A child learning its native language, for instance, is exactly in the same position as an analyst. It has to determine which linguistic form is basic, and which is a contextual variant. Take a simple example from English, that of the voiceless stops.
English voiceless (actually, tense) stops are aspirated when they are word-initial or begin a stressed syllable, as in pen, ten, Ken. They are unaspirated when immediately following word-initial s, as in spun, stun, skunk. After an s elsewhere in a word they are normally unaspirated as well, except when the cluster is heteromorphemic and the stop belongs to an unbound morpheme; cf. dis[t]end vs. dis[t]aste. Word-final voiceless stops are optionally aspirate.
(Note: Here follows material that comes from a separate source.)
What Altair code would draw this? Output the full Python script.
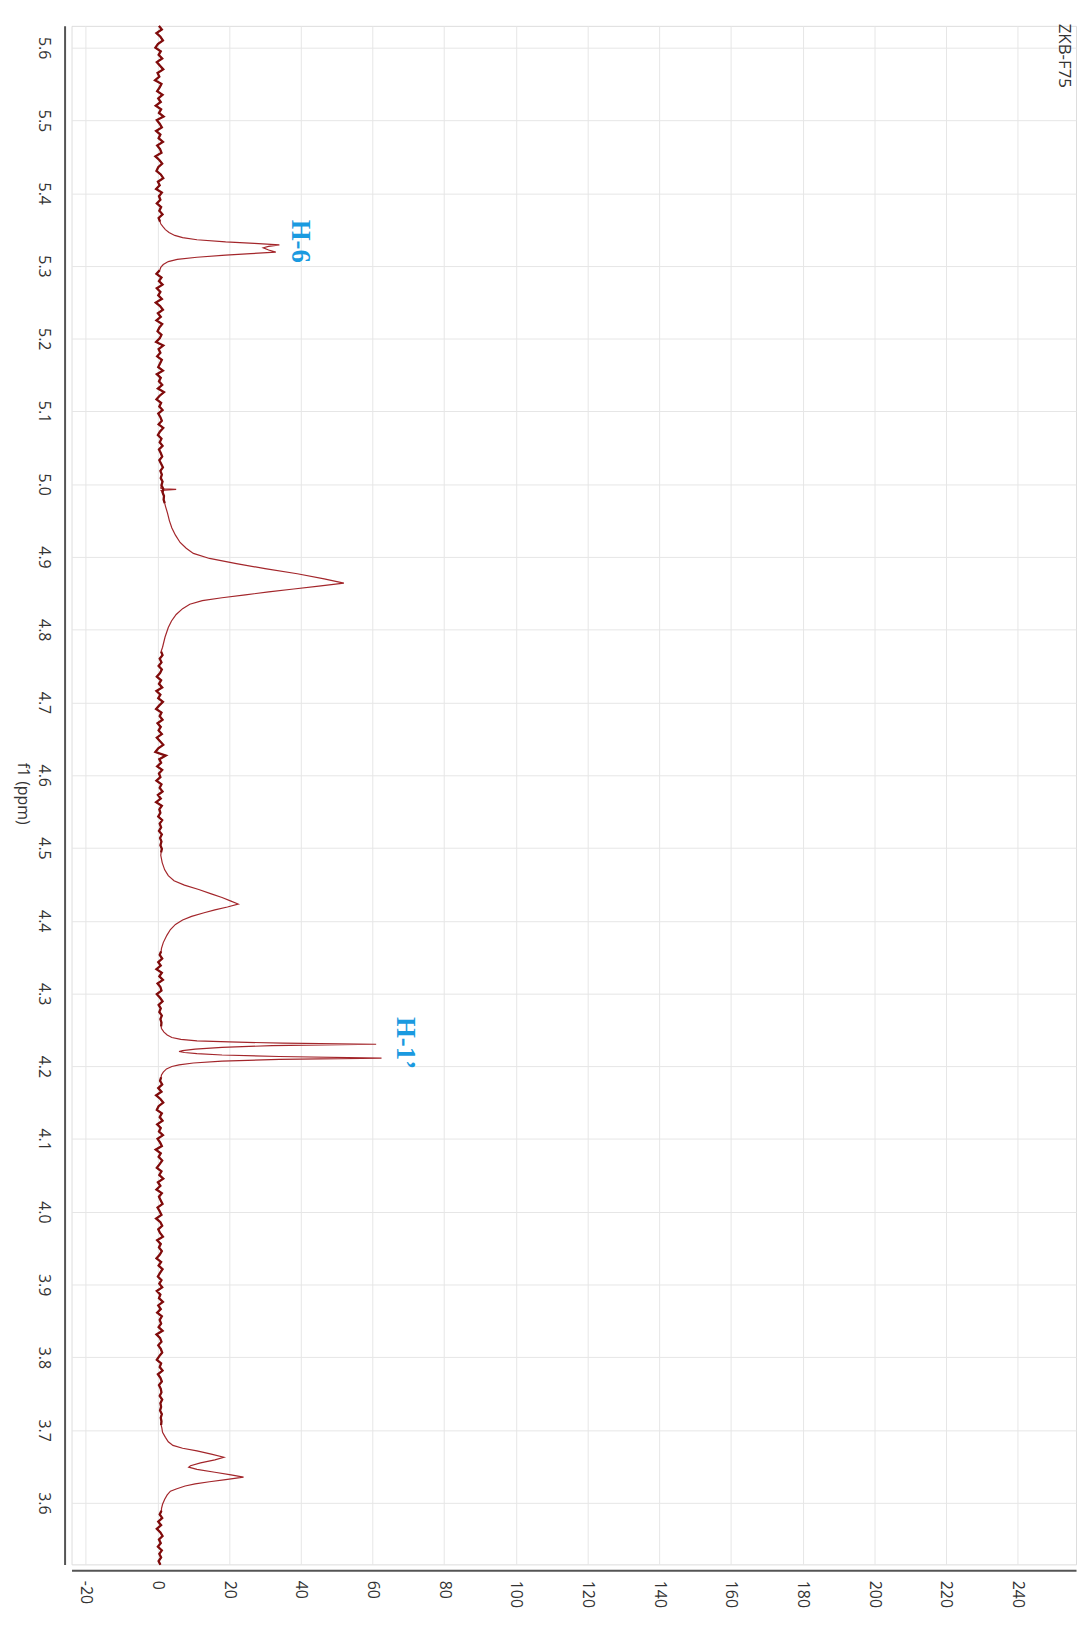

This variation makes aspiration non-distinctive (non-phonemic) in English, unlike, say, in Ancient Greek or Hindi, where aspirated stops change the meaning of words by comparison with items that have their unaspirated counterparts ceteris paribus.
It is only by taking such variation for what it is, i. e., the working out of Thirdness in the context of Secondness, that we can we understand what Peirce had in mind with his version of Pragmatism.
The use by Peirce of the form “rationalized” (rather than “rational”) as a modifier of “variety” in the quotation above should be taken advisedly. This use of the participial form, with its adversion to process, should serve as a caveat that when Peirce talks about “objective idealism,” what he ought to have said is “objectified idealism.” This slight grammatical change puts the meaning of the phrase (and the doctrine!) in a whole new––and completely acceptable––light.
Because he was a practicing scientist in the modern sense, Peirce is the one great philosopher who escapes my definition of a philosopher as someone who only solves problems of his own devising. This also makes him a proto-structuralist (a structuralist avant la lettre).